Look below for the line with "Reproduce this diagram with TikZ." and the line with "box,clip](0,0) rectangle (1106,606);"; repeat exactly those two lines and all lines between them, but no pictures.
-- START OF PROVIDED INFORMATION --
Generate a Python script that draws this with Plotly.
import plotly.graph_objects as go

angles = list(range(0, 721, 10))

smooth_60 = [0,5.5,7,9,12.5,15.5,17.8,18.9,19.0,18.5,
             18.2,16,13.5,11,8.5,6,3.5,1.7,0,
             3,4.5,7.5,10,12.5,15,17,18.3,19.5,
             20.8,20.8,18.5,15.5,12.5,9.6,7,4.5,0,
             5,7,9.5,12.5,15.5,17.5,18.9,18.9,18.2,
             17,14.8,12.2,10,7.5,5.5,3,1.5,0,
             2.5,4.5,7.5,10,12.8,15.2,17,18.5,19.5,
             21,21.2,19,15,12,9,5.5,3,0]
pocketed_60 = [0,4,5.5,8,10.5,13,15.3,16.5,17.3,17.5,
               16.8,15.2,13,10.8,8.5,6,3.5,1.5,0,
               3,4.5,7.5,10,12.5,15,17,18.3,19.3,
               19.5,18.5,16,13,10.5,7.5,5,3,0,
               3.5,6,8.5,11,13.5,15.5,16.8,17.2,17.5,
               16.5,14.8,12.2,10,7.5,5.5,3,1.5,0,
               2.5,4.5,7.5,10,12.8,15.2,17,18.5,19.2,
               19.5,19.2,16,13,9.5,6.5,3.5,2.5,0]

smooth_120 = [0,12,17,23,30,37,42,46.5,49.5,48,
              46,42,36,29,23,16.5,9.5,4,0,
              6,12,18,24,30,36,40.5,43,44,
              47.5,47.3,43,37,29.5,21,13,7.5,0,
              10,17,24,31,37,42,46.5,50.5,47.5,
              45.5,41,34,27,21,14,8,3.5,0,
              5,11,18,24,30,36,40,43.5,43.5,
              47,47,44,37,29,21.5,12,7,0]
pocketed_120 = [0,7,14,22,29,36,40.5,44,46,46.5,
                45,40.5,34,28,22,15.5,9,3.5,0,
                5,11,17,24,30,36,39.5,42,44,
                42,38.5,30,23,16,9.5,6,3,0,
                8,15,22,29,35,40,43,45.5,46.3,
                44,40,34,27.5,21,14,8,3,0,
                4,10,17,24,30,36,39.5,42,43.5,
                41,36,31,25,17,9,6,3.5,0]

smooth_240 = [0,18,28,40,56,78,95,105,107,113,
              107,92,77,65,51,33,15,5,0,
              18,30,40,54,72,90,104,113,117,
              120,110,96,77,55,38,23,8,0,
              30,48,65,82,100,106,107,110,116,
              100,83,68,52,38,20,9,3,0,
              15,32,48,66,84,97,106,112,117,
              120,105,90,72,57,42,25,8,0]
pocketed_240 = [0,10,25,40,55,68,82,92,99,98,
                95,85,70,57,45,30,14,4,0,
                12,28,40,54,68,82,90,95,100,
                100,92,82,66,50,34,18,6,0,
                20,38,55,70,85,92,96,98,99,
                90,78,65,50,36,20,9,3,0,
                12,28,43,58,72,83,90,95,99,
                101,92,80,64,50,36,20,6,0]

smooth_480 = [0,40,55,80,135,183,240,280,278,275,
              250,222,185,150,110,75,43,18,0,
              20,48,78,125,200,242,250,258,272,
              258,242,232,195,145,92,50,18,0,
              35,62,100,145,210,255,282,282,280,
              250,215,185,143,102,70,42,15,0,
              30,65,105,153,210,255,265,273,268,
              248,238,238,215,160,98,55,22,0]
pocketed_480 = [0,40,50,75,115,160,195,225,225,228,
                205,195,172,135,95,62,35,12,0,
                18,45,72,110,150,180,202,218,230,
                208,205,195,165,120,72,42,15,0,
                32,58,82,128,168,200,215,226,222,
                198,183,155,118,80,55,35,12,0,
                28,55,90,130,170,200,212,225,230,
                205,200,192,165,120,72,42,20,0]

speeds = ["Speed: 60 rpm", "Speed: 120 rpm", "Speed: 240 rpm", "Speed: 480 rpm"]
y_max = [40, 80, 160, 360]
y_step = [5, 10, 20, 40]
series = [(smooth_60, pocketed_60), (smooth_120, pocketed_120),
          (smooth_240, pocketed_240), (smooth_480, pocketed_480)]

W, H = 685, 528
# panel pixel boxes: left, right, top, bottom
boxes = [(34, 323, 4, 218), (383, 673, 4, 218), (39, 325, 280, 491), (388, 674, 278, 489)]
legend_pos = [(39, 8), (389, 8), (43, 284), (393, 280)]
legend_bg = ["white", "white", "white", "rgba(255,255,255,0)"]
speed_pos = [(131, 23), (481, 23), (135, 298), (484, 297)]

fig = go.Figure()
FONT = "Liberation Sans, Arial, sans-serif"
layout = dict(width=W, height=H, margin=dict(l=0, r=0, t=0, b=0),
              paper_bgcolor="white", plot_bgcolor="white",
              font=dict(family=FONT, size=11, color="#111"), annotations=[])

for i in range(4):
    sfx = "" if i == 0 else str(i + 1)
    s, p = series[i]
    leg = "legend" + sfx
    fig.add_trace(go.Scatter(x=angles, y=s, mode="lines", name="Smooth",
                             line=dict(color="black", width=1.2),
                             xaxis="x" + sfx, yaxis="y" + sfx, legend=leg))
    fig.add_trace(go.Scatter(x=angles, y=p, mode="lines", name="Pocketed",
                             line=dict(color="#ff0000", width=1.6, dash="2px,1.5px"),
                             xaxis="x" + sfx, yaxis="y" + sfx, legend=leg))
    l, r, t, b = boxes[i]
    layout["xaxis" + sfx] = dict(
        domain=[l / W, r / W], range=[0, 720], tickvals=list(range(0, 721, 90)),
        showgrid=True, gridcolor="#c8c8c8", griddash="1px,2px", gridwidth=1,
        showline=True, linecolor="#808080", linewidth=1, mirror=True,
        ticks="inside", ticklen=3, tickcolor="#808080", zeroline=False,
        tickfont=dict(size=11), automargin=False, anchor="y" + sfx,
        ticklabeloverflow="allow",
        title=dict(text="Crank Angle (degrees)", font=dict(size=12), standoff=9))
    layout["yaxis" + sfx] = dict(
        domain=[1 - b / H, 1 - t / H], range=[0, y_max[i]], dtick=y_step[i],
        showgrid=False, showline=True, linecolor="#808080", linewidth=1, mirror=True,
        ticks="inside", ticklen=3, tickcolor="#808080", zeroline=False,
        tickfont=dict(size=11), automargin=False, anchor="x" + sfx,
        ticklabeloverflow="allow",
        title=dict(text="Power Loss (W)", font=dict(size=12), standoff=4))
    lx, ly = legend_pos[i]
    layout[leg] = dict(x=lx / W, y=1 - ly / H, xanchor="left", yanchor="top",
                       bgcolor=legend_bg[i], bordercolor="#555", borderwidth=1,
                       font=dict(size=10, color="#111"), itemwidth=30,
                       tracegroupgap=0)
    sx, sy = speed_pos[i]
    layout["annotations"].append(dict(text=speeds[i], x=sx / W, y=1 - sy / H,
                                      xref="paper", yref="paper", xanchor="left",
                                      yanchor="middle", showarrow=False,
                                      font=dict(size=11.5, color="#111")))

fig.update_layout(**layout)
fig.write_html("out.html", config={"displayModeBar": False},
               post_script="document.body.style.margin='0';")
-- END OF PROVIDED INFORMATION --
-- START OF PROVIDED INFORMATION --
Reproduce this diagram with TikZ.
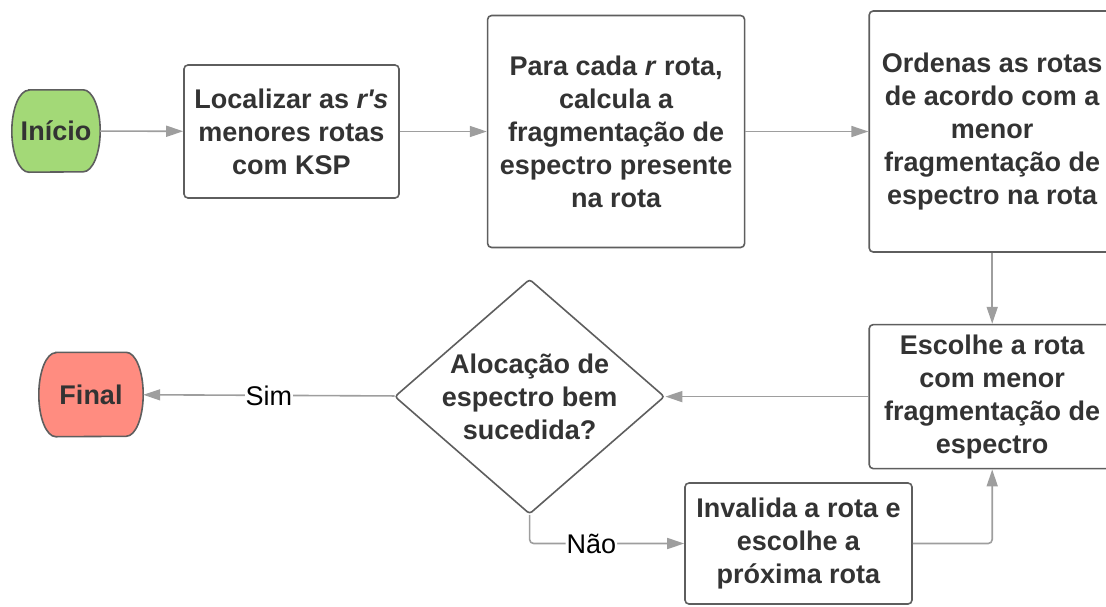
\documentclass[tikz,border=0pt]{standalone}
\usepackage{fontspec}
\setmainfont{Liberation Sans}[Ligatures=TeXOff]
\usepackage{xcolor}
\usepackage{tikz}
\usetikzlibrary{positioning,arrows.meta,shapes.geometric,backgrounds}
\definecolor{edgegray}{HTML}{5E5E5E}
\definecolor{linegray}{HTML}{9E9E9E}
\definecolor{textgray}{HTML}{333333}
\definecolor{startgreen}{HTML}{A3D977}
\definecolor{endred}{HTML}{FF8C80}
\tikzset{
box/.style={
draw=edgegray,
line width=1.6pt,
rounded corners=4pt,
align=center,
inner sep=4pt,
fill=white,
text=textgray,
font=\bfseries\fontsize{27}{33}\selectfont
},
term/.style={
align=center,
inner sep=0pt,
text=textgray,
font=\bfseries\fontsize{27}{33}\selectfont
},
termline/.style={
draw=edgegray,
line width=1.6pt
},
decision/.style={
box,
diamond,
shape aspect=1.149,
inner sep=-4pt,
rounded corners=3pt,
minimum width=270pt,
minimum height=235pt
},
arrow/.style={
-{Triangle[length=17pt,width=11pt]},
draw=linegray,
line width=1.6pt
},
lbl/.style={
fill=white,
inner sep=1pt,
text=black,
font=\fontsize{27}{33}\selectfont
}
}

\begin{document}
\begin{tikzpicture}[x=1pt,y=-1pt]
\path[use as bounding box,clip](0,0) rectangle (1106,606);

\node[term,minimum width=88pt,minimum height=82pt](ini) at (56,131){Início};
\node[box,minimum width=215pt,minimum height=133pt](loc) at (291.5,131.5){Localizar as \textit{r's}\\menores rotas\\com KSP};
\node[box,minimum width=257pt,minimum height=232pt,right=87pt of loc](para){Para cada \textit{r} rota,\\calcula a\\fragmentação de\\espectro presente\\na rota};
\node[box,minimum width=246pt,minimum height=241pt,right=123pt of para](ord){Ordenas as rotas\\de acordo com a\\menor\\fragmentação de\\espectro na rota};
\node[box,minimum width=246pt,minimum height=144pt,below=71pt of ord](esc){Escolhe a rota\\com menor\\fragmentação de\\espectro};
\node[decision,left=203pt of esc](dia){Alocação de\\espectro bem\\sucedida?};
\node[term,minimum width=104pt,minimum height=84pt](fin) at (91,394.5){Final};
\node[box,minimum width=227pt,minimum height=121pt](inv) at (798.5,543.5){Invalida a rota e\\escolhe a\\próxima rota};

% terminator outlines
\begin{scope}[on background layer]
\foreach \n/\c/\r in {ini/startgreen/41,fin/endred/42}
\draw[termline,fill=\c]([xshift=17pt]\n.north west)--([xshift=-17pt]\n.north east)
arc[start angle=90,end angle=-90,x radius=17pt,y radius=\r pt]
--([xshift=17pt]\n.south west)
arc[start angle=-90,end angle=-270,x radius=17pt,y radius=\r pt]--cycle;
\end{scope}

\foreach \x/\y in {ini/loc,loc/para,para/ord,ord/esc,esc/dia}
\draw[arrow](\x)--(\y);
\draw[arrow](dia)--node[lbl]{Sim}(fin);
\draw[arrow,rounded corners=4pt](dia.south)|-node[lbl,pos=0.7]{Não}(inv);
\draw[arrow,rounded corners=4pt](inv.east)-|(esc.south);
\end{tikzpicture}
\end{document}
-- END OF PROVIDED INFORMATION --
-- START OF PROVIDED INFORMATION --
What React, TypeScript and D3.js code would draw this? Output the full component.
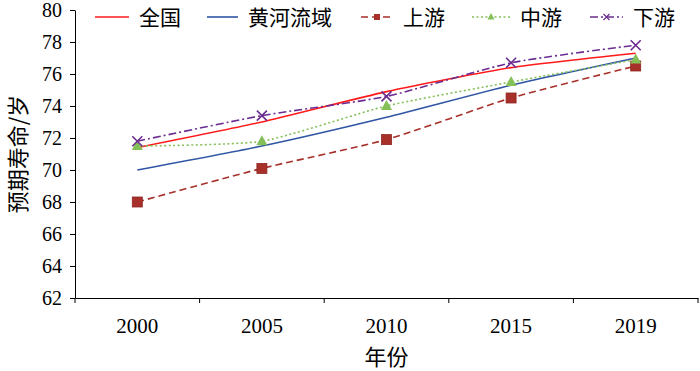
-- END OF PROVIDED INFORMATION --
FINAL ANSWER ::
Reproduce this diagram with TikZ.
\documentclass[tikz,border=0pt]{standalone}
\usepackage{fontspec}
\setmainfont{Liberation Sans}[Ligatures=TeXOff]
\usepackage{xcolor}
\usepackage{tikz}
\usetikzlibrary{positioning,arrows.meta,shapes.geometric,backgrounds}
\definecolor{edgegray}{HTML}{5E5E5E}
\definecolor{linegray}{HTML}{9E9E9E}
\definecolor{textgray}{HTML}{333333}
\definecolor{startgreen}{HTML}{A3D977}
\definecolor{endred}{HTML}{FF8C80}
\tikzset{
box/.style={
draw=edgegray,
line width=1.6pt,
rounded corners=4pt,
align=center,
inner sep=4pt,
fill=white,
text=textgray,
font=\bfseries\fontsize{27}{33}\selectfont
},
term/.style={
align=center,
inner sep=0pt,
text=textgray,
font=\bfseries\fontsize{27}{33}\selectfont
},
termline/.style={
draw=edgegray,
line width=1.6pt
},
decision/.style={
box,
diamond,
shape aspect=1.149,
inner sep=-4pt,
rounded corners=3pt,
minimum width=270pt,
minimum height=235pt
},
arrow/.style={
-{Triangle[length=17pt,width=11pt]},
draw=linegray,
line width=1.6pt
},
lbl/.style={
fill=white,
inner sep=1pt,
text=black,
font=\fontsize{27}{33}\selectfont
}
}

\begin{document}
\begin{tikzpicture}[x=1pt,y=-1pt]
\path[use as bounding box,clip](0,0) rectangle (1106,606);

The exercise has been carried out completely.